Description
I think it's useful to think through concrete use cases on how the interchange protocol could be used, to see if it covers those use cases / the desired APIs are available.
One example use case could be matplotlib's plot("x", "y", data=obj)
, where matplotlib already supports getting the x and y column of any "indexable" object. Currently they require obj["x"]
to give the desired data, but so in theory this support could be extended to any object that supports the dataframe interchange protocol.
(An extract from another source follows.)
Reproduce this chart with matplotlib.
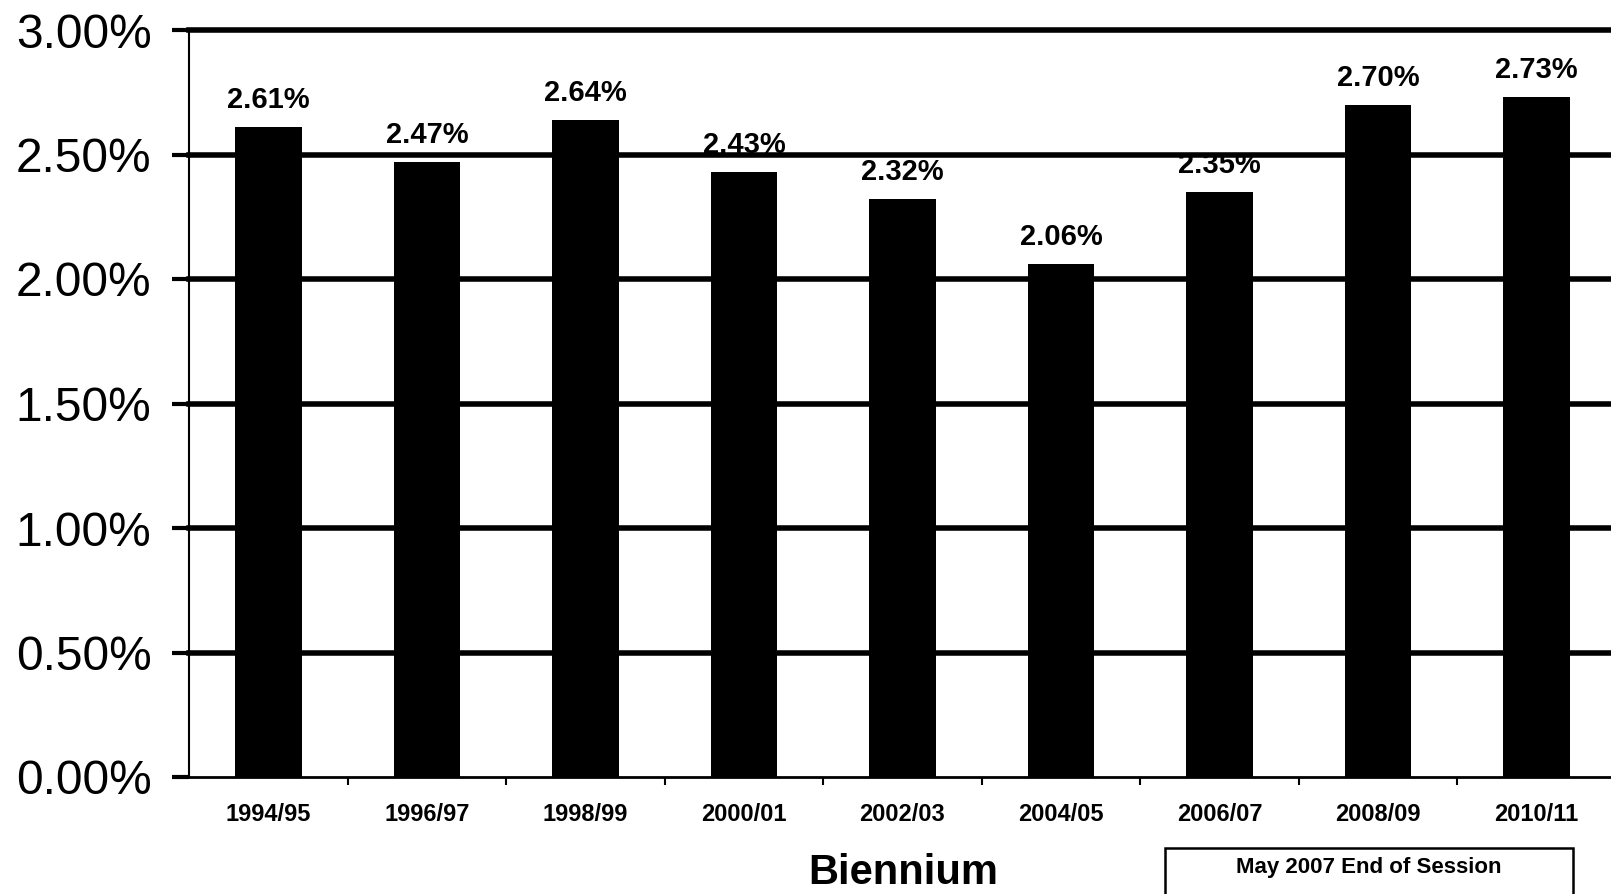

But at the same time, matplotlib currently also needs those data (AFAIK) as numpy arrays because the low-level plotting code is implemented in such a way.
With the current API, matplotlib could do something like:
df = obj.__dataframe__()
x_values = some_utility_func(df.get_column_by_name("x").get_buffers())
where some_utility_func
can convert the dict of Buffer
objects to a numpy array (once numpy supports dlpack, converting the Buffer objects to numpy will become easy, but the function will then still need to handle potentially multiple buffers returned from get_buffers()
).
That doesn't seem ideal: 1) writing the some_utility_func
to do the conversion to numpy is non-trivial to implement for all different cases, 2) should an end-user library have to go down to the Buffer objects?
This isn't a pure interchange from one dataframe library to another, so we could also say that this use case is out-of-scope at the moment. But on the other hand, it seems a typical use case example, and could in theory already be supported right now (it only needs the "dataframe api" to get a column, which is one of the few things we already provide).
(disclaimer: I am not a matplotlib developer, I also don't know if they for example have efforts to add support for generic array-likes (but it's nonetheless a typical example use case, I think))